Your task. Take the lines from the beginning of the material through the line containing "(0,0) rectangle (1136,410);" and retype them exactly, leaving the pictures out.

Extracted records.
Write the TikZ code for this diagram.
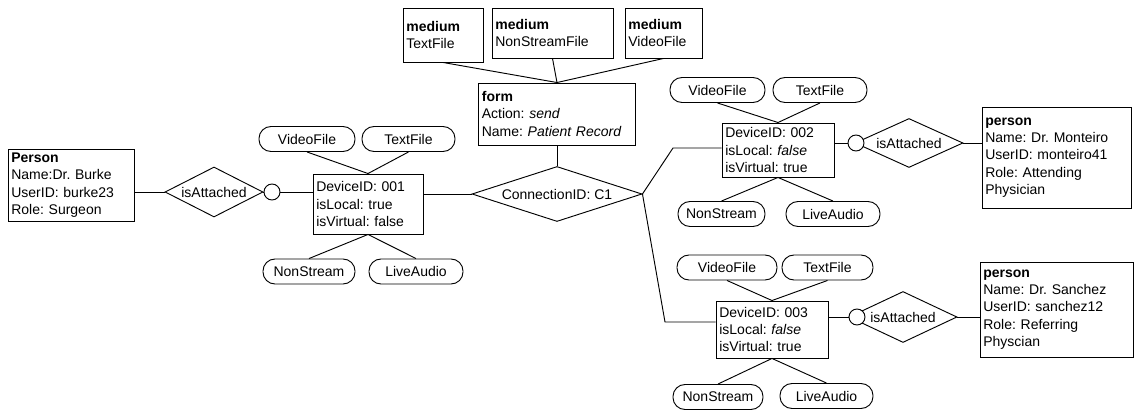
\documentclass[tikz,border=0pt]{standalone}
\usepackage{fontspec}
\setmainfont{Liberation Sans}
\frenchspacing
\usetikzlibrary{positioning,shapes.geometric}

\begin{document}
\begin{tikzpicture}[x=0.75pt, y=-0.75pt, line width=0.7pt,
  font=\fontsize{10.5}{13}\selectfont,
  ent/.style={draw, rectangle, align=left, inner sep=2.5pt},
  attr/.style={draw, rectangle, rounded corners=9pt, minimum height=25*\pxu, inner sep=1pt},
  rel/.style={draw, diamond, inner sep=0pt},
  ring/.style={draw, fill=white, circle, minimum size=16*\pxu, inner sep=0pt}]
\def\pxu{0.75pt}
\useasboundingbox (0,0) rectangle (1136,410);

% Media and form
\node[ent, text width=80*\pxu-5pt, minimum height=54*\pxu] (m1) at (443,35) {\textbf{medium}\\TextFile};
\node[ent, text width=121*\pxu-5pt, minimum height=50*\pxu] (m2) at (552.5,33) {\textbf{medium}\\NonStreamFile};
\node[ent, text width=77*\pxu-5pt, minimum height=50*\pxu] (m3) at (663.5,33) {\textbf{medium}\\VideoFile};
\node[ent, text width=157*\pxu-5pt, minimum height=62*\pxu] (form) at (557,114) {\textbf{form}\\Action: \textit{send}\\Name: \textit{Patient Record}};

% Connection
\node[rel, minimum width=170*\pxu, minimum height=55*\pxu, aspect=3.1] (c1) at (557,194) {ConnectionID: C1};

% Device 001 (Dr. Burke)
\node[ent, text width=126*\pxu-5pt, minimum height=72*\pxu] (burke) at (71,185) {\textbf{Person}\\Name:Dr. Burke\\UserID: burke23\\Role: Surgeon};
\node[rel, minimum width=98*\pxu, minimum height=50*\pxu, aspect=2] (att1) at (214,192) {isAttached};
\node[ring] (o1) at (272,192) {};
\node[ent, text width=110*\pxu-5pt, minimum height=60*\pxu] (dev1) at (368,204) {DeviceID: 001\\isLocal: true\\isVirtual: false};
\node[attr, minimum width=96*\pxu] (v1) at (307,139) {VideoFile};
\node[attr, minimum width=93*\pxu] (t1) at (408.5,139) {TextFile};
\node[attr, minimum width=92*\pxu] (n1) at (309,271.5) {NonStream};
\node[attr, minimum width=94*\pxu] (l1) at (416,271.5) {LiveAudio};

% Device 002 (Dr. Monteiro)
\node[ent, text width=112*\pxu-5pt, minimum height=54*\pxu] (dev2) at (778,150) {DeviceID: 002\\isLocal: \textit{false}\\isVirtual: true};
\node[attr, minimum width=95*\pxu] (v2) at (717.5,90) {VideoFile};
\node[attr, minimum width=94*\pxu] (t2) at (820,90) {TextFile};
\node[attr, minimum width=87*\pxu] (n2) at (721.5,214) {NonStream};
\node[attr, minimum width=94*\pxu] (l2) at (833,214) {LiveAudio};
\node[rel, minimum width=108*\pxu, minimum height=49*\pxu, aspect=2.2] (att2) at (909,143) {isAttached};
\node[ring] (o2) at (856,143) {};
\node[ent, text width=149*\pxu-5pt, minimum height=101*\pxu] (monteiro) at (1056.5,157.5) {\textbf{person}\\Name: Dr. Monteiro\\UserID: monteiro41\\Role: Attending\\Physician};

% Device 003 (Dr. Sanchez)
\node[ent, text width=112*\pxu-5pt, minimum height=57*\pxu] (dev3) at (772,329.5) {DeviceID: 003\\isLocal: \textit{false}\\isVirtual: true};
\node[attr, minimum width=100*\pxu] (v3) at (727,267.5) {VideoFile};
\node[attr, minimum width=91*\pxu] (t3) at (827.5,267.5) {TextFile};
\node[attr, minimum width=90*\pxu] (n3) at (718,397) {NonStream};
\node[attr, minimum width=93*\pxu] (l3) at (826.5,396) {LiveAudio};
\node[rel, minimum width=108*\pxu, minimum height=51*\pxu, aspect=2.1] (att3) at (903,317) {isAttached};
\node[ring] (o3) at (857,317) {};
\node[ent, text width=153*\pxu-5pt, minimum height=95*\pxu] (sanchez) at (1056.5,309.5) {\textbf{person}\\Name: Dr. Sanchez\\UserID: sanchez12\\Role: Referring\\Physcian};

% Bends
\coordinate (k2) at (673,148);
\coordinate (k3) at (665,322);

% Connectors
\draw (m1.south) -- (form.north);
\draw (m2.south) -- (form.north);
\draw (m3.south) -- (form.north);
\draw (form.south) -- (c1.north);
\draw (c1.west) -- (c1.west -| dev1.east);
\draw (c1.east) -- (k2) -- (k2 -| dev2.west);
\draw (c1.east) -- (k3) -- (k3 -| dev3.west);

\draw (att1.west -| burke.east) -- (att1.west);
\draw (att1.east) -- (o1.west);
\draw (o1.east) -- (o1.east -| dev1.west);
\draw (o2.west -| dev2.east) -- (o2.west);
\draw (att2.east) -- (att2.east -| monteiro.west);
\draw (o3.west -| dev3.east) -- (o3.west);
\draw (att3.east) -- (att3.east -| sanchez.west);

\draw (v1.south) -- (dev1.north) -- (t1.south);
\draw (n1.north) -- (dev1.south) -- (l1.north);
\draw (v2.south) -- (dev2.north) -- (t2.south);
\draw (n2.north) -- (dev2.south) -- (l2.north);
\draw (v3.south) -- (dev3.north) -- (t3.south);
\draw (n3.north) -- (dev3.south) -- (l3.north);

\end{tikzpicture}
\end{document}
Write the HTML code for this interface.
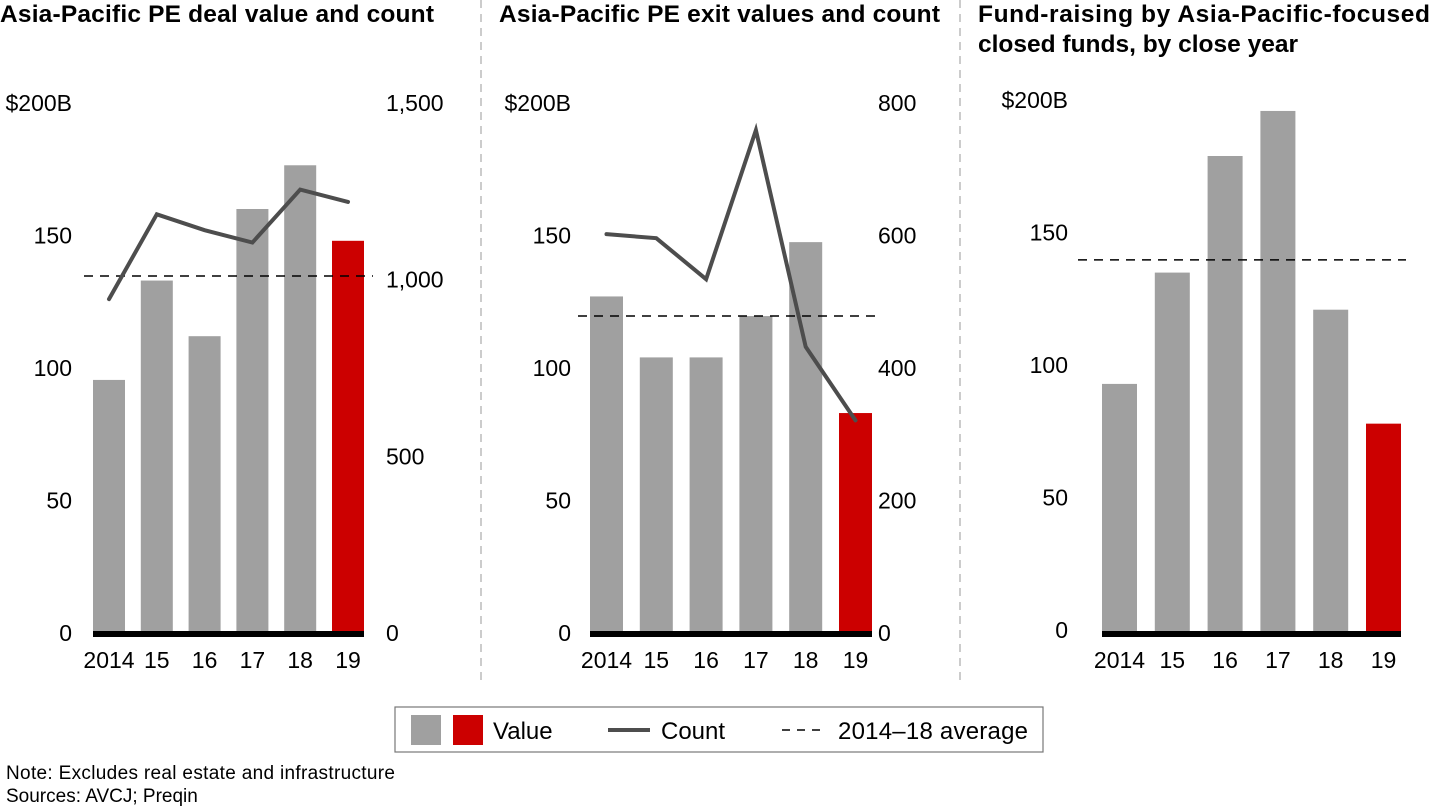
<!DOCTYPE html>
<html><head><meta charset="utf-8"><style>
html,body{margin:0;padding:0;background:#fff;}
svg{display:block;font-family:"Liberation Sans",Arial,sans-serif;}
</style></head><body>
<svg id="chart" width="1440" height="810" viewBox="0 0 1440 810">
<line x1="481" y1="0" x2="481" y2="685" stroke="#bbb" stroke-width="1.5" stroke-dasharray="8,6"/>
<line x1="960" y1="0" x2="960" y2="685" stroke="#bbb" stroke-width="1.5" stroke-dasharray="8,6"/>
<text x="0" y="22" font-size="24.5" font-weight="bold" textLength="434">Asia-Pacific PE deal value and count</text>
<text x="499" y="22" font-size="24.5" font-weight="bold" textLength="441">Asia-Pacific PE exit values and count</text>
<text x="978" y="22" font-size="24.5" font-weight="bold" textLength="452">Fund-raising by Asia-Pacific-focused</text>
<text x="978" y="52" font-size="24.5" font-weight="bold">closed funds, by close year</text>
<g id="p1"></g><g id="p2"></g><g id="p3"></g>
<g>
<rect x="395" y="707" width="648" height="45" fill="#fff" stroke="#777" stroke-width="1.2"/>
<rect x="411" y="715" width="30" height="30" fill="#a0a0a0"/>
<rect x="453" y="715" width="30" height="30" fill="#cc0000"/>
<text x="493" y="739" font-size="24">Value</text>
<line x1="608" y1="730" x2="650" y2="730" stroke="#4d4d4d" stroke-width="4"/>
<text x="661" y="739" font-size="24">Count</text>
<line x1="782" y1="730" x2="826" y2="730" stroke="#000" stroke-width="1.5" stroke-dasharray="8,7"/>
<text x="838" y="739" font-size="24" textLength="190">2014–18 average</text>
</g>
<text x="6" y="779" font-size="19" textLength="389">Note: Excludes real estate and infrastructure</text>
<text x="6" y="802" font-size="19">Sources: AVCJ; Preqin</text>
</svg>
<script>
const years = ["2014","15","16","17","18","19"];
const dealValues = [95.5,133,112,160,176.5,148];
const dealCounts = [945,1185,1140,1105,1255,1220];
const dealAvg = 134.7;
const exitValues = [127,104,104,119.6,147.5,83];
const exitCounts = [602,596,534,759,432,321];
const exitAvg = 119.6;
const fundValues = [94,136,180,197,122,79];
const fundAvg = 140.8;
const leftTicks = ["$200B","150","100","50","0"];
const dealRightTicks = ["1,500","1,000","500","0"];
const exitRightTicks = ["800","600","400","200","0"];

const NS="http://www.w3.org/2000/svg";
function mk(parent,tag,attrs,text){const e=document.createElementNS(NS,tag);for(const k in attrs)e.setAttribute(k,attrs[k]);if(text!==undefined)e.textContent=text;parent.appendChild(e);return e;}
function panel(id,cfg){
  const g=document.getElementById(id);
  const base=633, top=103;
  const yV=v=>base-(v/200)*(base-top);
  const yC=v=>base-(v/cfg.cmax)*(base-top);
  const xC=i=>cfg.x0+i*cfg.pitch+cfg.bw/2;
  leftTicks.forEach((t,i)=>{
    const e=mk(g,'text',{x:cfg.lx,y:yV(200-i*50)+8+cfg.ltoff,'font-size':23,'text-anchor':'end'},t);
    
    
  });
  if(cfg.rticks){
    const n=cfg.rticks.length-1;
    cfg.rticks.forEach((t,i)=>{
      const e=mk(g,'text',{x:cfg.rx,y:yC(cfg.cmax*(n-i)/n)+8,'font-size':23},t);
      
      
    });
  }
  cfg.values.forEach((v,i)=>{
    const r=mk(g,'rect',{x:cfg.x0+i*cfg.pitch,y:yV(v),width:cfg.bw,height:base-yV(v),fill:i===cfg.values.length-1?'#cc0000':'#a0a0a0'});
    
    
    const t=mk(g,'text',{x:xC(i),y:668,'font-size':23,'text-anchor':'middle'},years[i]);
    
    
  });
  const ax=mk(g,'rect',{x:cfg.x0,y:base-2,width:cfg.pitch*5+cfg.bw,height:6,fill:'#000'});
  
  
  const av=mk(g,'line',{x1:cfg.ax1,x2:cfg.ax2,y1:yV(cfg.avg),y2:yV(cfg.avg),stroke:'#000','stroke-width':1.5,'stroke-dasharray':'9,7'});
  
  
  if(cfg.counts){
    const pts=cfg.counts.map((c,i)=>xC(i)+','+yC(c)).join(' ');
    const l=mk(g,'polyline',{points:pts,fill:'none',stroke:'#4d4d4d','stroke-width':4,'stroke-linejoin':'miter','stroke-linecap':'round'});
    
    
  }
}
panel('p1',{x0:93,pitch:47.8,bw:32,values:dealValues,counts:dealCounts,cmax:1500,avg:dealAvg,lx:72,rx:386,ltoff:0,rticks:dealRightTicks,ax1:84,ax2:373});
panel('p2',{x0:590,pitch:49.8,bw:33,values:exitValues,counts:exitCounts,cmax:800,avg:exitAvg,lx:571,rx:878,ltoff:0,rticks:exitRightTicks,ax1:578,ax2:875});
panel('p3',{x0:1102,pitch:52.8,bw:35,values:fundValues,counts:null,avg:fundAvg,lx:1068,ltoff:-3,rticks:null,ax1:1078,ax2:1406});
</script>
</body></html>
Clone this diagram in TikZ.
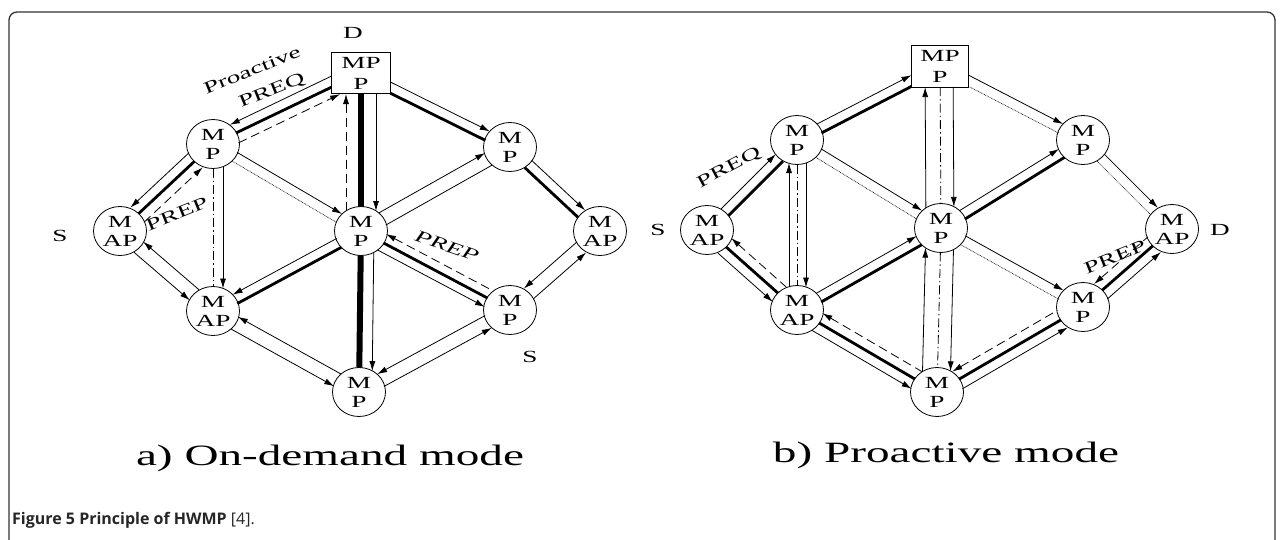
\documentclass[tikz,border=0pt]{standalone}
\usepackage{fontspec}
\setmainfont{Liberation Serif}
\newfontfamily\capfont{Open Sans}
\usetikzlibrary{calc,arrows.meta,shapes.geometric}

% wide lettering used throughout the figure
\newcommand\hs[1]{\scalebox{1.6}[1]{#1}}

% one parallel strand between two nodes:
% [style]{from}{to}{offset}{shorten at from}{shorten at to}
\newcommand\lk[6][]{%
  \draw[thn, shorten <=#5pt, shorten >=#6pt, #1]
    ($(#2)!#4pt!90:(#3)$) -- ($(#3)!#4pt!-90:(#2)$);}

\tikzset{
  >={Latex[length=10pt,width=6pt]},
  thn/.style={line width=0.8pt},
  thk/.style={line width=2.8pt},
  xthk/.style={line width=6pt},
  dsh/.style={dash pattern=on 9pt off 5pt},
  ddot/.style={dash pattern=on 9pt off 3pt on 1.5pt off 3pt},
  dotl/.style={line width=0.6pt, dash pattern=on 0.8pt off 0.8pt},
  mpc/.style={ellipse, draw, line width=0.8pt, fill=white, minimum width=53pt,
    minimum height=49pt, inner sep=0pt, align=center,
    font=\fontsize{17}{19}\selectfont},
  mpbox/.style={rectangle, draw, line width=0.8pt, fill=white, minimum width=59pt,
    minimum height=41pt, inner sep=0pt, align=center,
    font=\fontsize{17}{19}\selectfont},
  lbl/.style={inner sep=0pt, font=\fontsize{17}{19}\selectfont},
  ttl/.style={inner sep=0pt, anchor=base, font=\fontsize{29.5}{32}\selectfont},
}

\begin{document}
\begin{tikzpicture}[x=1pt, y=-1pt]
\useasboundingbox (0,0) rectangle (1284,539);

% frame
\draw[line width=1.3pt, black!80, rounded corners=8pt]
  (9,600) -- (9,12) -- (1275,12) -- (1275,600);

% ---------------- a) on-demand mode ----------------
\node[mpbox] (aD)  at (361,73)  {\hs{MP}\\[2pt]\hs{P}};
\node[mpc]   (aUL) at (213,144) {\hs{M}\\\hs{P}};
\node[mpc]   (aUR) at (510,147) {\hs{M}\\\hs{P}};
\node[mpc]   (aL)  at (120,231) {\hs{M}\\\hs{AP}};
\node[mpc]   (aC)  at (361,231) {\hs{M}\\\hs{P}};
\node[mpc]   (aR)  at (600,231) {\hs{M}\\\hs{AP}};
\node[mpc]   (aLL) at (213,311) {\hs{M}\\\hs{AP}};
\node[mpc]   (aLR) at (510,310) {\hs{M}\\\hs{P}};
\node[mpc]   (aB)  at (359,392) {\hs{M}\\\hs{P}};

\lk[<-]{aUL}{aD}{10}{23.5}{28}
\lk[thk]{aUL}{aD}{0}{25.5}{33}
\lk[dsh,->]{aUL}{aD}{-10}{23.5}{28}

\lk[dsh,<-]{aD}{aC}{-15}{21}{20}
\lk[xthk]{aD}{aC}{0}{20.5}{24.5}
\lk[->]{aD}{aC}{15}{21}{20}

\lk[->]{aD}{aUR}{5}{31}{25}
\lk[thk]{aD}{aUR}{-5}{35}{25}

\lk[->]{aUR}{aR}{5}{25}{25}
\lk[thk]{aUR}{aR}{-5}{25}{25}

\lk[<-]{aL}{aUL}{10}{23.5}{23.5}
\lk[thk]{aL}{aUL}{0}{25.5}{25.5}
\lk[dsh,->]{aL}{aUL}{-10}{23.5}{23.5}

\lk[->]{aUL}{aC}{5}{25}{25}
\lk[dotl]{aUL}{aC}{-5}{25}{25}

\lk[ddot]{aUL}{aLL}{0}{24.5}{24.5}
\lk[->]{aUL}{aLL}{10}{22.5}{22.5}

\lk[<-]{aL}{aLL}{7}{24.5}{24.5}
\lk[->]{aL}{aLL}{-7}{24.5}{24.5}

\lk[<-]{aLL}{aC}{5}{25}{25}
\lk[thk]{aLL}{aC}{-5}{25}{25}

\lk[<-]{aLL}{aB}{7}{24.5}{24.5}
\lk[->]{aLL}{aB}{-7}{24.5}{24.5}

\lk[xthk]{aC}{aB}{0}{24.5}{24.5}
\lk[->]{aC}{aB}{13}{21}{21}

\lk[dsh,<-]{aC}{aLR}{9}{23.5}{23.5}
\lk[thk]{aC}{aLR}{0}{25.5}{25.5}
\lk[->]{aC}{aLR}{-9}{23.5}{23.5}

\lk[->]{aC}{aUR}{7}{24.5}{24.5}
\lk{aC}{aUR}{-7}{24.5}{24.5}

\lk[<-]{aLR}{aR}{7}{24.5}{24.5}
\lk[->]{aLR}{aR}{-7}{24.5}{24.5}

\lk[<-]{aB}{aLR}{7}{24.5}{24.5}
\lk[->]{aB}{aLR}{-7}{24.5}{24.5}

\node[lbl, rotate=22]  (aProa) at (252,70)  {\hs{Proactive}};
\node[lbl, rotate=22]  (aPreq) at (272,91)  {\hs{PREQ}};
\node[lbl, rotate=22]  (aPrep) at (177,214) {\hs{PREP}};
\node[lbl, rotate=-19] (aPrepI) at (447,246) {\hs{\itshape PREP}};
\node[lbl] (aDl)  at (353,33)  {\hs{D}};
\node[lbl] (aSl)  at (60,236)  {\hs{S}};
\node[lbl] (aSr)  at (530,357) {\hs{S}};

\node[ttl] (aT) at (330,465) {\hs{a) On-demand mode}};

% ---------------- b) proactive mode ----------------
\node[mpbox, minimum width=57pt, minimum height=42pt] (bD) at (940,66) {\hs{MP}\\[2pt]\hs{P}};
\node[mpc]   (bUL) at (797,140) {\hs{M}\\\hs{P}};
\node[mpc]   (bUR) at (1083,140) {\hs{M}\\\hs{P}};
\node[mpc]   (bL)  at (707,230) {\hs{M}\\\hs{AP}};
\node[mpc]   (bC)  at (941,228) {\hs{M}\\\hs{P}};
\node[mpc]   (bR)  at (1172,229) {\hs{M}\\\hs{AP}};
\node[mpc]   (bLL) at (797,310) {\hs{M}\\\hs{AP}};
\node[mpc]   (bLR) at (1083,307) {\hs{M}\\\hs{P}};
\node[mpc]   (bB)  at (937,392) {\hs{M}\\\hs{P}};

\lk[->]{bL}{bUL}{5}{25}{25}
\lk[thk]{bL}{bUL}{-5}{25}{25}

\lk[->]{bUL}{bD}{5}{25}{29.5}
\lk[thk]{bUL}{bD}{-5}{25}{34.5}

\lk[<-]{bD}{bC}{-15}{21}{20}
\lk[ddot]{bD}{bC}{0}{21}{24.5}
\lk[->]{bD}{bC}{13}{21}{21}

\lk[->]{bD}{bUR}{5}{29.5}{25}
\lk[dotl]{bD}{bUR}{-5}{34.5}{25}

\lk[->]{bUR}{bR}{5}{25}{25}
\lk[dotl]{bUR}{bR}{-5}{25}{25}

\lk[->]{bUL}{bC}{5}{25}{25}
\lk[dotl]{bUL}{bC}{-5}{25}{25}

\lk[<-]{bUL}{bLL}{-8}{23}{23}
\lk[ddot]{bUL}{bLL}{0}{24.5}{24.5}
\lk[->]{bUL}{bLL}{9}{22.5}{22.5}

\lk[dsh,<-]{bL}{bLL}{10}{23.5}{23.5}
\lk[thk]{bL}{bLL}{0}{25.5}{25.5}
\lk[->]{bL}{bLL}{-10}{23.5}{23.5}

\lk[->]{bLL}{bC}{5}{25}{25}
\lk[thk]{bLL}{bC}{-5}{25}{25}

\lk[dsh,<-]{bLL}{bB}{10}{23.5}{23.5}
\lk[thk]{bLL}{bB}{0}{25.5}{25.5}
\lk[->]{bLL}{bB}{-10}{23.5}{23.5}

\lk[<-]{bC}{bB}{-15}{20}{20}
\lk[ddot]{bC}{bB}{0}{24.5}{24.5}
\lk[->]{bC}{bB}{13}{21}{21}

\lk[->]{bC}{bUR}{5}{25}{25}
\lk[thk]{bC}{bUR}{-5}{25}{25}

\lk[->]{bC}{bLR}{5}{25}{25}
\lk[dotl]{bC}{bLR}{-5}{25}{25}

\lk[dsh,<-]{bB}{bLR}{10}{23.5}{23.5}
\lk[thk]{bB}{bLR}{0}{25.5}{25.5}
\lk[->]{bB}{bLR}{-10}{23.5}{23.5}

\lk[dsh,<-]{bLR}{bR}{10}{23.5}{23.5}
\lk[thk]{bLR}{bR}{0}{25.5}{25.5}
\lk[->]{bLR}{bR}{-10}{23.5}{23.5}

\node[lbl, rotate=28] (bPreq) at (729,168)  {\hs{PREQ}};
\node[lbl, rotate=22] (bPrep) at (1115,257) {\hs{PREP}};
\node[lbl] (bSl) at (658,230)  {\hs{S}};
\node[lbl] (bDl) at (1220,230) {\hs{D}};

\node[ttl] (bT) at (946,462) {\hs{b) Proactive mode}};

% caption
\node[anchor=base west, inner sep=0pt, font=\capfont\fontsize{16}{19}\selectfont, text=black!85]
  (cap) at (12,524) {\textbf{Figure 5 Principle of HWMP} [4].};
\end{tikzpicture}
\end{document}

Response for this exercise.
Write the TikZ code for this diagram.
\documentclass[tikz,border=0pt]{standalone}
\usepackage{fontspec}
\setmainfont{Liberation Sans}
\frenchspacing
\usetikzlibrary{positioning,shapes.geometric}

\begin{document}
\begin{tikzpicture}[x=0.75pt, y=-0.75pt, line width=0.7pt,
  font=\fontsize{10.5}{13}\selectfont,
  ent/.style={draw, rectangle, align=left, inner sep=2.5pt},
  attr/.style={draw, rectangle, rounded corners=9pt, minimum height=25*\pxu, inner sep=1pt},
  rel/.style={draw, diamond, inner sep=0pt},
  ring/.style={draw, fill=white, circle, minimum size=16*\pxu, inner sep=0pt}]
\def\pxu{0.75pt}
\useasboundingbox (0,0) rectangle (1136,410);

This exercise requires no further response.